Figure 11. (a) Secondary flows in EVP suspension with ${\textit{Bi}} = 1$ , $El = 0.05$ and $\alpha = 0.2$ . For both cases $\phi = 6\,\%$ and ${\textit{Re}} = 20$ . (b) The difference between the time-averaged velocities of the fluid and particles, normalised by the bulk flow velocity. White regions indicate locations where no particles are present.

In addition to secondary flows, figure 11(b) presents the time-averaged streamwise velocity profiles of the percentage difference between the fluid and oblate particle velocities ( $V_f {-} V_p$ ), relative to the bulk velocity in the EVP suspension, plotted across the duct section.
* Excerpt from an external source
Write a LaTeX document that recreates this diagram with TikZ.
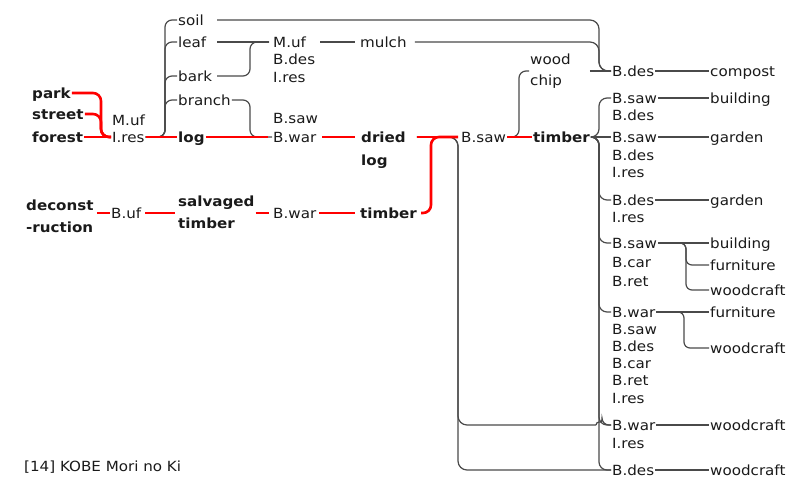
\documentclass[tikz,border=0pt]{standalone}
\usepackage{fontspec}
\setmainfont{DejaVu Sans}[FakeStretch=1.08]
\usetikzlibrary{calc}
\definecolor{linkgray}{HTML}{4A4A4A}
\definecolor{flowred}{HTML}{FF0000}
\definecolor{ink}{HTML}{1A1A1A}

\begin{document}
\begin{tikzpicture}[x=1pt,y=-1pt,
  lbl/.style={anchor=west, inner xsep=1pt, inner ysep=0pt, text height=12.2pt, text depth=2pt,
              font=\fontsize{14}{17}\selectfont, text=ink},
  bold/.style={lbl, font=\fontsize{14}{17}\selectfont\bfseries},
  pair/.style={anchor=west, inner xsep=1pt, inner ysep=0pt, align=left,
               font=\fontsize{14}{22}\selectfont\bfseries, text=ink},
  pairreg/.style={pair, font=\fontsize{14}{21}\selectfont},
  conn/.style={draw=linkgray, line width=1.2pt, rounded corners=7pt},
  flow/.style={draw=flowred, line width=2.6pt, rounded corners=8pt},
]
\useasboundingbox (0,0) rectangle (795,483);

% ---- sources and first steps ----
\node[bold] (park)   at (31,93)  {park};
\node[bold] (street) at (31,114) {street};
\node[bold] (forest) at (31,137) {forest};
\node[lbl]  (muf1)   at (111,120) {M.uf};
\node[lbl]  (ires1)  at (111,137) {I.res};

\node[lbl]  (soil)   at (177,20)  {soil};
\node[lbl]  (leaf)   at (177,42)  {leaf};
\node[lbl]  (bark)   at (177,76)  {bark};
\node[lbl]  (branch) at (177,100) {branch};
\node[bold] (log)    at (177,137) {log};

\node[lbl]  (muf2)   at (272,42)   {M.uf};
\node[lbl]  (bdes2)  at (272,59.5) {B.des};
\node[lbl]  (ires2)  at (272,77)   {I.res};
\node[lbl]  (mulch)  at (359,42)   {mulch};

\node[lbl]  (bsaw2)  at (272,118) {B.saw};
\node[lbl]  (bwar2)  at (272,137) {B.war};
\node[bold] (dried)  at (360,137) {dried};
\node[bold] (dlog)   at (360,160) {log};
\node[lbl]  (bsawm)  at (460,137) {B.saw};
\node[pairreg] (woodchip) at (529,71) {wood\\chip};
\node[bold] (timber) at (532,137) {timber};

% ---- salvaged timber row ----
\node[pair] (decon)   at (25,216)  {deconst\\-ruction};
\node[lbl]  (buf)     at (110,213) {B.uf};
\node[pair] (salv)    at (177,212) {salvaged\\timber};
\node[lbl]  (bwar3)   at (272,213) {B.war};
\node[bold] (timber2) at (359,213) {timber};

% ---- processors on the right ----
\node[lbl] (bdesC) at (611,71)    {B.des};
\node[lbl] (bsawA) at (611,98)    {B.saw};
\node[lbl] (bdesA) at (611,115.5) {B.des};
\node[lbl] (bsawB) at (611,137)   {B.saw};
\node[lbl] (bdesB) at (611,155)   {B.des};
\node[lbl] (iresB) at (611,172)   {I.res};
\node[lbl] (bdesD) at (611,200)   {B.des};
\node[lbl] (iresD) at (611,217)   {I.res};
\node[lbl] (bsawE) at (611,243)   {B.saw};
\node[lbl] (bcarE) at (611,262)   {B.car};
\node[lbl] (bretE) at (611,281)   {B.ret};
\node[lbl] (bwarF) at (611,312)   {B.war};
\node[lbl] (bsawF) at (611,329)   {B.saw};
\node[lbl] (bdesF) at (611,346)   {B.des};
\node[lbl] (bcarF) at (611,363)   {B.car};
\node[lbl] (bretF) at (611,380.5) {B.ret};
\node[lbl] (iresF) at (611,398)   {I.res};
\node[lbl] (bwarG) at (611,425)   {B.war};
\node[lbl] (iresG) at (611,443)   {I.res};
\node[lbl] (bdesH) at (611,470)   {B.des};

% ---- end uses ----
\node[lbl] (compost)   at (709,71)  {compost};
\node[lbl] (building)  at (709,98)  {building};
\node[lbl] (gardenA)   at (709,137) {garden};
\node[lbl] (gardenB)   at (709,200) {garden};
\node[lbl] (buildingE) at (709,243) {building};
\node[lbl] (furnE)     at (709,265) {furniture};
\node[lbl] (woodE)     at (709,290) {woodcraft};
\node[lbl] (furnF)     at (709,312) {furniture};
\node[lbl] (woodF)     at (709,348) {woodcraft};
\node[lbl] (woodG)     at (709,425) {woodcraft};
\node[lbl] (woodH)     at (709,470) {woodcraft};

\node[lbl] (cite) at (23,466) {[14] KOBE Mori no Ki};

\coordinate (spineL) at ($(bsawm.west)+(-2,0)$);
\coordinate (hopL) at ($(bwarG.west)+(-15,0)$);

% ---- grey by-product links ----
\foreach \t in {soil,leaf,bark,branch}
  \draw[conn] (ires1.east) -| ([xshift=-12pt]\t.west) -- (\t.west);
\draw[conn, rounded corners=9pt, shorten <=4pt] (soil.east -| bark.east) -| ([xshift=-12pt]bdesC.west) -- (bdesC.west);
\draw[conn, shorten <=4pt, shorten >=3pt] (leaf.east -| bark.east) -- (muf2.west);
\draw[conn, shorten <=4pt, shorten >=3pt] (bark.east) -| ([xshift=-22pt]muf2.west) -- (muf2.west);
\draw[conn, shorten <=13pt, shorten >=4pt] (muf2.east) -- (mulch.west);
\draw[conn, rounded corners=9pt, shorten <=7pt] (mulch.east) -| ([xshift=-12pt]bdesC.west) -- (bdesC.west);
\draw[conn, shorten <=18pt] (woodchip.east |- bdesC.west) -- (bdesC.west);
\draw[conn] (branch.east) -| ([xshift=-22pt]bwar2.west) -- (bwar2.west);
\draw[conn] (bsawm.east) -| ([xshift=-10pt]woodchip.west) -- (woodchip.west);

\foreach \t in {bsawA,bdesD,bsawE,bwarF,bwarG,bdesH}
  \draw[conn, rounded corners=8pt] (timber.east) -| ([xshift=-12pt]\t.west) -- (\t.west);
\draw[conn] (timber.east) -- (bsawB.west);

\draw[conn, rounded corners=9pt, shorten <=10pt] (dried.east) -| (spineL |- bdesH.west) -- (bdesH.west);
\draw[conn, rounded corners=9pt, shorten <=10pt] (dried.east) -| (spineL |- bwarG.west) -- (hopL);
\draw[conn] (hopL) arc[start angle=180, end angle=360, radius=3] -- (bwarG.west);

\draw[conn] (bdesC.east) -- (compost.west);
\draw[conn] (bsawA.east) -- (building.west);
\draw[conn] (bsawB.east) -- (gardenA.west);
\draw[conn] (bdesD.east) -- (gardenB.west);
\draw[conn] (bsawE.east) -- (buildingE.west);
\draw[conn, rounded corners=6pt] (bsawE.east) -| ([xshift=-23pt]furnE.west) -- (furnE.west);
\draw[conn, rounded corners=6pt] (bsawE.east) -| ([xshift=-23pt]woodE.west) -- (woodE.west);
\draw[conn] (bwarF.east) -- (furnF.west);
\draw[conn, rounded corners=6pt] (bwarF.east) -| ([xshift=-25pt]woodF.west) -- (woodF.west);
\draw[conn] (bwarG.east) -- (woodG.west);
\draw[conn] (bdesH.east) -- (woodH.west);

% ---- red timber flow ----
\draw[flow] (park.east) -| ([xshift=-10pt]ires1.west) -- (ires1.west);
\draw[flow] (street.east) -| ([xshift=-10pt]ires1.west) -- (ires1.west);
\draw[flow] (forest.east) -- (ires1.west);
\draw[flow] (ires1.east) -- (log.west);
\draw[flow, shorten >=4pt] (log.east) -- (bwar2.west);
\draw[flow, shorten <=5pt, shorten >=5pt] (bwar2.east) -- (dried.west);
\draw[flow, shorten <=10pt, shorten >=2pt] (dried.east) -- (bsawm.west);
\draw[flow, shorten <=3pt, shorten >=2pt] (timber2.east) -| ([xshift=-29pt]bsawm.west) -- (bsawm.west);
\draw[flow] (bsawm.east) -- (timber.west);

\draw[flow, shorten <=2pt] (decon.east |- buf.west) -- (buf.west);
\draw[flow, shorten <=3pt, shorten >=2pt] (buf.east) -- (buf.east -| salv.west);
\draw[flow, shorten >=3pt] (salv.east |- bwar3.west) -- (bwar3.west);
\draw[flow, shorten <=2pt, shorten >=4pt] (bwar3.east) -- (timber2.west);
\end{tikzpicture}
\end{document}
As shown, the particle velocity in the duct core matches that of the plug (zero velocity difference), confirming that particles enclosed within the plug are carried along with it. Further away from the centreline, however, particle average velocities slightly lag behind the fluid (approximately 11 % of the bulk velocity), primarily due to particle inertia. However, there exists a narrow region where the fluid velocity falls below that of the particles.
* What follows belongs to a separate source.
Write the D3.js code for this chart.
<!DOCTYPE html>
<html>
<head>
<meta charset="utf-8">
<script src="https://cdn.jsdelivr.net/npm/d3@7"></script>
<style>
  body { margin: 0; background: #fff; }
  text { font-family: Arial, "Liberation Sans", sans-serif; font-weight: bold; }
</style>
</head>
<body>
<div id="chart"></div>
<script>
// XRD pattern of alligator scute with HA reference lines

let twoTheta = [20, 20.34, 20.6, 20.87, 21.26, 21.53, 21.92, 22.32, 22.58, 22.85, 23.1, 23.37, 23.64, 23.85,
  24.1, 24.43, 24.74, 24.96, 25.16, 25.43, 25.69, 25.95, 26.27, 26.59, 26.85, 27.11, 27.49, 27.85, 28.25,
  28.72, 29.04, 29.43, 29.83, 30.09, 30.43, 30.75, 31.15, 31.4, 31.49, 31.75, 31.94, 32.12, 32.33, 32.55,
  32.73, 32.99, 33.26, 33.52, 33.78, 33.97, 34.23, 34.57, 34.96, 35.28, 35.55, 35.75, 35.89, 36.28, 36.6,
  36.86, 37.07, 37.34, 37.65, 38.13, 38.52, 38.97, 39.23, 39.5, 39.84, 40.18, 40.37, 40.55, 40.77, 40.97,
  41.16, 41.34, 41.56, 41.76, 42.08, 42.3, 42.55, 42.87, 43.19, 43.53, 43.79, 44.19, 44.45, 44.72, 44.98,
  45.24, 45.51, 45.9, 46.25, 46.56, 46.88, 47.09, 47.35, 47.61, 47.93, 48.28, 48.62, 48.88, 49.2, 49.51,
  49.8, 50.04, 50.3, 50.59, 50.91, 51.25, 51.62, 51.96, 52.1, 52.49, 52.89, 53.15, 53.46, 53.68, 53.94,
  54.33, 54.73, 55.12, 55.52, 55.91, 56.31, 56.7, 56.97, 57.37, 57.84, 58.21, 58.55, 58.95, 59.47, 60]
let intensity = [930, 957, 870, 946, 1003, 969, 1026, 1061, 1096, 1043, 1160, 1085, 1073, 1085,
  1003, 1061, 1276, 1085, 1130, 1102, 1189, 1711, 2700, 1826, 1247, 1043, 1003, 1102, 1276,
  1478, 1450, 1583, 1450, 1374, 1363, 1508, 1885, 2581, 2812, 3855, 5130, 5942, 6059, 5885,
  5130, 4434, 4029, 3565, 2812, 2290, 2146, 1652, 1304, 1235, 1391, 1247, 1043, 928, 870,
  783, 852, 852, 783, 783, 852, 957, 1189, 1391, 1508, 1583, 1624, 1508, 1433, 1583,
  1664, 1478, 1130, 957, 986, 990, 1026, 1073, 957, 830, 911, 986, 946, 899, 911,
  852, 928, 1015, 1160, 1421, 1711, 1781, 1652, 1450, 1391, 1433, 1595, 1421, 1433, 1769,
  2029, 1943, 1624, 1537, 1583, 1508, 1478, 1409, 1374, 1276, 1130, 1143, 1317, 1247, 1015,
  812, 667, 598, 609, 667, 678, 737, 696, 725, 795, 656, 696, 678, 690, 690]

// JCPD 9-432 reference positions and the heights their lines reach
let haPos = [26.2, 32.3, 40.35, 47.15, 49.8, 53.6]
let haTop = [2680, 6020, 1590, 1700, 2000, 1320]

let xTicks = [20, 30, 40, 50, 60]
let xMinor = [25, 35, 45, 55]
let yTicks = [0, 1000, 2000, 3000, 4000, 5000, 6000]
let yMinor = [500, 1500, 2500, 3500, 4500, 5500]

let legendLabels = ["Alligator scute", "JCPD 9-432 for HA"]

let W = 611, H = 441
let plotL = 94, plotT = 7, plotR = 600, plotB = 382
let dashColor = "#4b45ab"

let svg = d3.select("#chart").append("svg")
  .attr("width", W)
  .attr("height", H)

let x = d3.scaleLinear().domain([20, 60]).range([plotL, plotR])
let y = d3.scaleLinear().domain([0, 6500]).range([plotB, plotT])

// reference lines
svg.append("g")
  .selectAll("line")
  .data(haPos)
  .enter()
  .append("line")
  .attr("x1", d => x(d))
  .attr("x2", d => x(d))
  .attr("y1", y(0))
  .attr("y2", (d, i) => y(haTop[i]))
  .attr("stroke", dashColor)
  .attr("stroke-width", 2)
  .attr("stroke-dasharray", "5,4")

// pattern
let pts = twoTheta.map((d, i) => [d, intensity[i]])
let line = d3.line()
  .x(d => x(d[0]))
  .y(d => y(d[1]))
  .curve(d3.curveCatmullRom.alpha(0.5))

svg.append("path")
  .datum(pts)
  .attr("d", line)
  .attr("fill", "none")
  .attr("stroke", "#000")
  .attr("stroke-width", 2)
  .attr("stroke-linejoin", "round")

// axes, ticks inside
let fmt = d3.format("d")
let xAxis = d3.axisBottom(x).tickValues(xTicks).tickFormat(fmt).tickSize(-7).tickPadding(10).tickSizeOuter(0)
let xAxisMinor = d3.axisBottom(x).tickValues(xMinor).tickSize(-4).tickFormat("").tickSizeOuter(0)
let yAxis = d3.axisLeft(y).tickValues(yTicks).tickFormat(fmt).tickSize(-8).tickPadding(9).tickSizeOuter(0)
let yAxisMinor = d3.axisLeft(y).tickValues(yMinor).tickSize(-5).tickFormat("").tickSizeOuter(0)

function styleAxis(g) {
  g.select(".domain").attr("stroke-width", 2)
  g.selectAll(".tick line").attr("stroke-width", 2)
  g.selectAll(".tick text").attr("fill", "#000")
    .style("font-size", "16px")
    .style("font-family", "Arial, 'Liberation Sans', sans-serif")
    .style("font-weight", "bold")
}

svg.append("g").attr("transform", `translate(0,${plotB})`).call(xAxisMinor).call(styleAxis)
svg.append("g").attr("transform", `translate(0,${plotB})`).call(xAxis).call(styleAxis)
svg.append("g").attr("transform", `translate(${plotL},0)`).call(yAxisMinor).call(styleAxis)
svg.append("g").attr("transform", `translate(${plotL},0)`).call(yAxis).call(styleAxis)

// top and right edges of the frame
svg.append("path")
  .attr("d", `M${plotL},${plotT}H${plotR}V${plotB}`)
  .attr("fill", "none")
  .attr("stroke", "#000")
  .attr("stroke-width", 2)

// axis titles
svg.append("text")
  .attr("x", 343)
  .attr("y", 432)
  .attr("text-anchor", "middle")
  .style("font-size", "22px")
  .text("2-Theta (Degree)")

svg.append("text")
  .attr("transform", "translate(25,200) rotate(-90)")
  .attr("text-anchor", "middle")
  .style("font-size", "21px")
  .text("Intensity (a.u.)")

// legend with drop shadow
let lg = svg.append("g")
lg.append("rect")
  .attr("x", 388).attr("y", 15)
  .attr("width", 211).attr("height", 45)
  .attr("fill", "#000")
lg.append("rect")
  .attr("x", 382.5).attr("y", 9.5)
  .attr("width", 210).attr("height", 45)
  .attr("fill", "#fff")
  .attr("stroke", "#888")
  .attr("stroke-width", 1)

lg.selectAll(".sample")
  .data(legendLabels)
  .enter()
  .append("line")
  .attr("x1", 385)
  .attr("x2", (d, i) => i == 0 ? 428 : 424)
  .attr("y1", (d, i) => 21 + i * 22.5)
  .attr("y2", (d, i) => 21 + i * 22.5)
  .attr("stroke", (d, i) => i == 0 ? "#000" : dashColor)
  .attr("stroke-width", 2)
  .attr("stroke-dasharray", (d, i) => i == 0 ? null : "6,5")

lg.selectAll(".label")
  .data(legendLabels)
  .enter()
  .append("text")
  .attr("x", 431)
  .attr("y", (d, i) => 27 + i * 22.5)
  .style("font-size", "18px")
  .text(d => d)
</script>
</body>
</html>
Figure 12. Effect of particle shape on migration in an EVP medium: (a) instantaneous snapshots of particle distributions and flow fields in Saramito–Giesekus fluids for oblates with $AR = 1/3$ and spheres, with planes indicating $N_1$ values; (b) mean particle concentration profiles for aspect ratios $AR = 1/3$ , $1/2$ and 1.
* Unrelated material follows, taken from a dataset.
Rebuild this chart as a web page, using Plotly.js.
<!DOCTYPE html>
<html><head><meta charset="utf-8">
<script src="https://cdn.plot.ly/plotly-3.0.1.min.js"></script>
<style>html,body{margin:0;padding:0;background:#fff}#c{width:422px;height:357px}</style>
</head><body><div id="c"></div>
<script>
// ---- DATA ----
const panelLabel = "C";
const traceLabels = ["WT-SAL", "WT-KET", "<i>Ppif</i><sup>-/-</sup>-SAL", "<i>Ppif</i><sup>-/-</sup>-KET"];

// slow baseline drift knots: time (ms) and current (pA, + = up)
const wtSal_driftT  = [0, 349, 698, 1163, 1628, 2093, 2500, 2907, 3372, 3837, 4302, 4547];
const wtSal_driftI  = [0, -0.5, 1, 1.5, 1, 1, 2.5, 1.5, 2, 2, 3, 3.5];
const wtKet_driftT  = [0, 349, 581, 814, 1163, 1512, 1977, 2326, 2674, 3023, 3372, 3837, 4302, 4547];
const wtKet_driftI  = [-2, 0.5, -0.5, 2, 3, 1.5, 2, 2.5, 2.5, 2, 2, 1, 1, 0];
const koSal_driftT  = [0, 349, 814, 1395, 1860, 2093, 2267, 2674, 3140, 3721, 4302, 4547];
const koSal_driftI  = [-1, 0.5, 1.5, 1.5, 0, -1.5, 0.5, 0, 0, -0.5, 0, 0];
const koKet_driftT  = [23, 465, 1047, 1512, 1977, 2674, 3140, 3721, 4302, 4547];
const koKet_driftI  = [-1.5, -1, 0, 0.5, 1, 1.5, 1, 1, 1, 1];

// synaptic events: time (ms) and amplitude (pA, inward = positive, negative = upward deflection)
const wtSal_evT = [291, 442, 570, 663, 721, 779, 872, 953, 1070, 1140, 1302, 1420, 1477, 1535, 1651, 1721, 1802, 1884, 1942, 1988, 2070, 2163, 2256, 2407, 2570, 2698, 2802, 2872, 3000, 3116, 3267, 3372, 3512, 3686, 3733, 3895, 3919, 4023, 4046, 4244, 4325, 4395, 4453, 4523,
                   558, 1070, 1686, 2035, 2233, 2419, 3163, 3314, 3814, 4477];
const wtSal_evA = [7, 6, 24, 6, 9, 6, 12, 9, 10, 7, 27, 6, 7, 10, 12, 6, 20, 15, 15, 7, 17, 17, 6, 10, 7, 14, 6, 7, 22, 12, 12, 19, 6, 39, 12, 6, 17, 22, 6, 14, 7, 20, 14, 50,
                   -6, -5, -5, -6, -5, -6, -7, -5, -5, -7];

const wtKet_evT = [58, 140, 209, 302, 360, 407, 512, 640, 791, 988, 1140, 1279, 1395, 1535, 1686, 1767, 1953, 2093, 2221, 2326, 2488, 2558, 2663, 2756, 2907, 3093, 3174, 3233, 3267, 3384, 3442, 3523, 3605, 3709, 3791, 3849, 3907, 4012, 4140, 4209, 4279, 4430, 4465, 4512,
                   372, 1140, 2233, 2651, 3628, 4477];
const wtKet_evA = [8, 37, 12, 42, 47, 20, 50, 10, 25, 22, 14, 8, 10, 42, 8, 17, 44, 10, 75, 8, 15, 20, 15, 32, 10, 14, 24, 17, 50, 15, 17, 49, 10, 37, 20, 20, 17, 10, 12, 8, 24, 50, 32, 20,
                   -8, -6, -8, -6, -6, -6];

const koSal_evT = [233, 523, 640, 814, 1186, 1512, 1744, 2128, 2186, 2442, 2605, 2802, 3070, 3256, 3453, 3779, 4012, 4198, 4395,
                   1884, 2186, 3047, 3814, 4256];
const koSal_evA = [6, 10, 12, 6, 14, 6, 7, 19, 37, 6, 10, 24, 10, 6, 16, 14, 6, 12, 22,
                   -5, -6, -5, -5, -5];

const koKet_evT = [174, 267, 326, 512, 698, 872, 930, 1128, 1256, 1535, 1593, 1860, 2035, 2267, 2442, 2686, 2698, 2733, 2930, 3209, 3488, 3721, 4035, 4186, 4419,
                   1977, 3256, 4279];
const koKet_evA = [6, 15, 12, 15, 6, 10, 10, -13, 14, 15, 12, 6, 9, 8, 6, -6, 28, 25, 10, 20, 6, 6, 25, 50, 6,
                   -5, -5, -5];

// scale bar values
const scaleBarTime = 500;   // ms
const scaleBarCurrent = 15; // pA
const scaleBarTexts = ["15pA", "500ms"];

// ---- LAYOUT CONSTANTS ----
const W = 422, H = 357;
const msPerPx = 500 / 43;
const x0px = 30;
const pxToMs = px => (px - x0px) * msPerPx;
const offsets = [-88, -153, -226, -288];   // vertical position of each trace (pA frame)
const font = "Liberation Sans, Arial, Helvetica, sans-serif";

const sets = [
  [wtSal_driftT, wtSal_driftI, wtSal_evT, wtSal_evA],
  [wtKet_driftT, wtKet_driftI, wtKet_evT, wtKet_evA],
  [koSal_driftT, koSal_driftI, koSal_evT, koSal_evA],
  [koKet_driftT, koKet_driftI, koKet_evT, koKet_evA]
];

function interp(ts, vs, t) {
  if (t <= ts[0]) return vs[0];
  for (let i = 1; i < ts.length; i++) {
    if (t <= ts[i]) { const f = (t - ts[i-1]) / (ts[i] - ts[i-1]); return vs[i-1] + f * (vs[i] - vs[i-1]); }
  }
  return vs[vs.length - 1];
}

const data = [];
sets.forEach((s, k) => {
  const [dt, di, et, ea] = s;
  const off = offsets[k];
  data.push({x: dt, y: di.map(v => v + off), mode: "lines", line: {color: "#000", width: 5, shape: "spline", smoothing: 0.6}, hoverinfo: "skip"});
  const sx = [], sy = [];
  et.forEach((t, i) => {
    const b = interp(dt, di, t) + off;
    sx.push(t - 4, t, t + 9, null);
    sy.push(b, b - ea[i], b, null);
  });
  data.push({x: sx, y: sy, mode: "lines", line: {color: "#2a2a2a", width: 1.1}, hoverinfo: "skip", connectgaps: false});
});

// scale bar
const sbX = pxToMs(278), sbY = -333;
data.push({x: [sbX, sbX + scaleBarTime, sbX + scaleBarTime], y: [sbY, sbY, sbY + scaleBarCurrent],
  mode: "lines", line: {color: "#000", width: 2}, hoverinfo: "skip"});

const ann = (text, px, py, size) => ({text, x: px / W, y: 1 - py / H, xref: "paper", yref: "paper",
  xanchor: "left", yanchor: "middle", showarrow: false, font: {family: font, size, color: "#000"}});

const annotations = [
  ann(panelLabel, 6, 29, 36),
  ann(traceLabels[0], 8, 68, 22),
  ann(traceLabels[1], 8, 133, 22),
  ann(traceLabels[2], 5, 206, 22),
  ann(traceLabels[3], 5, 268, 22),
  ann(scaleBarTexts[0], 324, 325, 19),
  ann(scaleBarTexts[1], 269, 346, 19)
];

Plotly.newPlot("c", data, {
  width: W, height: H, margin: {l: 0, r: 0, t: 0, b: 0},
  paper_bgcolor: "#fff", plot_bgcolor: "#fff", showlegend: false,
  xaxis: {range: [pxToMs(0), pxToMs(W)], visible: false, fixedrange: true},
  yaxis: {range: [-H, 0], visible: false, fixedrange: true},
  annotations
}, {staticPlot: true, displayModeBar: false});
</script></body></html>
Finally, we compare the migration behaviour of oblate and spherical particles. Figure 12 depicts 3-D snapshots of suspensions containing 6 % volume fraction of either oblate or spherical particles in a Saramito–Giesekus duct flow. All rheological parameters are identical between the two cases, with particle shape being the only difference. To further illustrate particle distribution, the time and spatially averaged concentration $\varPhi (y,z)$ is also presented for the oblate particles with $AR =$ 1/3 and 1/2 and the spherical suspensions. This quantity represents the mean solid phase concentration across the duct cross-section. In all cases, particles migrate from the duct centre towards the corners. Spherical particles settle at the corners, while oblate particles reach equilibrium slightly away from them, collectively forcing a small number of particles to be trapped in the centre. Among the oblate cases, particles with an aspect ratio of 1/3 remain farther from the wall compared with those with $AR=1/2$ . This difference arises from the higher shear gradients at the oblate tips, which enhance wall repulsion and the first normal stress difference (note the green circle in figure 12 a). These increased forces, particularly near the sharper tips of oblates, prevent them from reaching the corners. Due to their anisotropic shape and larger effective surface area when aligned perpendicular to the diagonals, oblates experience stronger wall-induced repulsion. This interaction, especially in confined geometries, outweighs migration forces and causes oblates to stabilise near – but not at – the corners. Conversely, isotropic spheres experience symmetric wall forces and, under strong VE and shear-thinning effects in the Saramito–Giesekus fluid, can settle stably at the corners where shear and elastic force are minimal (Habibi et al. Reference Habibi, Iqbal, Ardekani, Chaparian, Brandt and Tammisola2025). This shape-dependent behaviour is particularly relevant for microfluidics applications, as it enables particle separation based on shape and aspect ratio. Such an approach can complement existing sorting techniques, including inertial microfluidics (Masaeli et al. Reference Masaeli, Sollier, Amini, Mao, Camacho, Doshi, Mitragotri, Alexeev and Di Carlo2012).